• Stated exercise
Print word for word the first line of the listing below and every line after it, through the line with "Chart.register(...registerables);". Leave out the pictures and the rest.

• Data excerpt

__________

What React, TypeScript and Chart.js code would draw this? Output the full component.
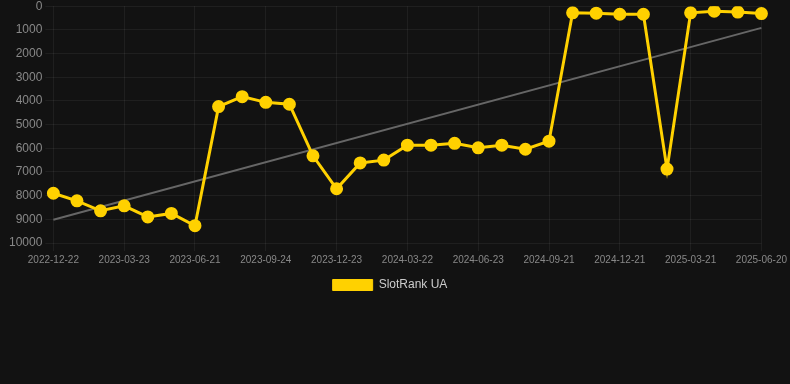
import React, { useEffect, useRef } from "react";
import { Chart, registerables } from "chart.js";

Chart.register(...registerables);

const dates: string[] = [
  "2022-12-22", "2023-01-21", "2023-02-20", "2023-03-23", "2023-04-22", "2023-05-22",
  "2023-06-21", "2023-07-22", "2023-08-24", "2023-09-24", "2023-10-24", "2023-11-23",
  "2023-12-23", "2024-01-22", "2024-02-21", "2024-03-22", "2024-04-22", "2024-05-23",
  "2024-06-23", "2024-07-23", "2024-08-22", "2024-09-21", "2024-10-21", "2024-11-21",
  "2024-12-21", "2025-01-20", "2025-02-19", "2025-03-21", "2025-04-21", "2025-05-21",
  "2025-06-20",
];

const rankValues: number[] = [
  7900, 8220, 8640, 8430, 8900, 8750, 9270, 4240, 3820, 4060, 4140, 6320, 7710, 6620,
  6500, 5870, 5870, 5790, 5980, 5870, 6040, 5700, 280, 295, 340, 340, 6880, 280, 210,
  250, 310,
];

const trendStart = 9020;
const trendEnd = 915;

const seriesName = "SlotRank UA";

const FONT = "'Liberation Sans', Arial, sans-serif";

export default function App() {
  const ref = useRef<HTMLCanvasElement | null>(null);

  useEffect(() => {
    document.body.style.margin = "0";
    document.body.style.background = "#121212";
    const trend: (number | null)[] = dates.map((_, i) =>
      i === 0 ? trendStart : i === dates.length - 1 ? trendEnd : null
    );
    const chart = new Chart(ref.current as HTMLCanvasElement, {
      type: "line",
      data: {
        labels: dates,
        datasets: [
          {
            label: seriesName,
            data: rankValues,
            borderColor: "#FFD100",
            backgroundColor: "#FFD100",
            borderWidth: 3,
            pointRadius: 5,
            pointHoverRadius: 5,
            pointBackgroundColor: "#FFD100",
            pointBorderColor: "#FFD100",
            tension: 0,
          },
          {
            label: "trend",
            data: trend,
            borderColor: "#666666",
            backgroundColor: "#666666",
            borderWidth: 2,
            pointRadius: 0,
            spanGaps: true,
          },
        ],
      },
      options: {
        animation: false,
        responsive: false,
        maintainAspectRatio: false,
        layout: { padding: { left: 6, right: 16 } },
        plugins: {
          legend: {
            position: "bottom",
            labels: {
              color: "#cccccc",
              font: { family: FONT, size: 12 },
              boxWidth: 40,
              boxHeight: 11,
              generateLabels: (c: any) =>
                Chart.defaults.plugins.legend.labels
                  .generateLabels(c)
                  .filter((item: any) => item.text !== "trend")
                  .map((item: any) => ({ ...item, lineWidth: 1 })),
            },
          },
          tooltip: { enabled: false },
        },
        scales: {
          x: {
            type: "category",
            afterBuildTicks: (axis: any) => {
              axis.ticks = axis.ticks.filter((_: any, i: number) => i % 3 === 0);
            },
            ticks: {
              autoSkip: false,
              maxRotation: 0,
              color: "#888888",
              font: { family: FONT, size: 10 },
            },
            grid: { color: "rgba(255,255,255,0.06)" },
            border: { display: false },
          },
          y: {
            reverse: true,
            min: 0,
            max: 10000,
            ticks: {
              stepSize: 1000,
              color: "#888888",
              font: { family: FONT, size: 12 },
              callback: (v) => String(v),
            },
            grid: { color: "rgba(255,255,255,0.06)" },
            border: { display: false },
          },
        },
      },
    });
    return () => chart.destroy();
  }, []);

  return (
    <div style={{ width: 790, height: 384, background: "#121212", overflow: "hidden" }}>
      <canvas
        ref={ref}
        width={790}
        height={305}
        style={{ display: "block", marginTop: -4 }}
      />
    </div>
  );
}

__________

• The output
What React, TypeScript and Chart.js code would draw this? Output the full component.
import React, { useEffect, useRef } from "react";
import { Chart, registerables } from "chart.js";

Chart.register(...registerables);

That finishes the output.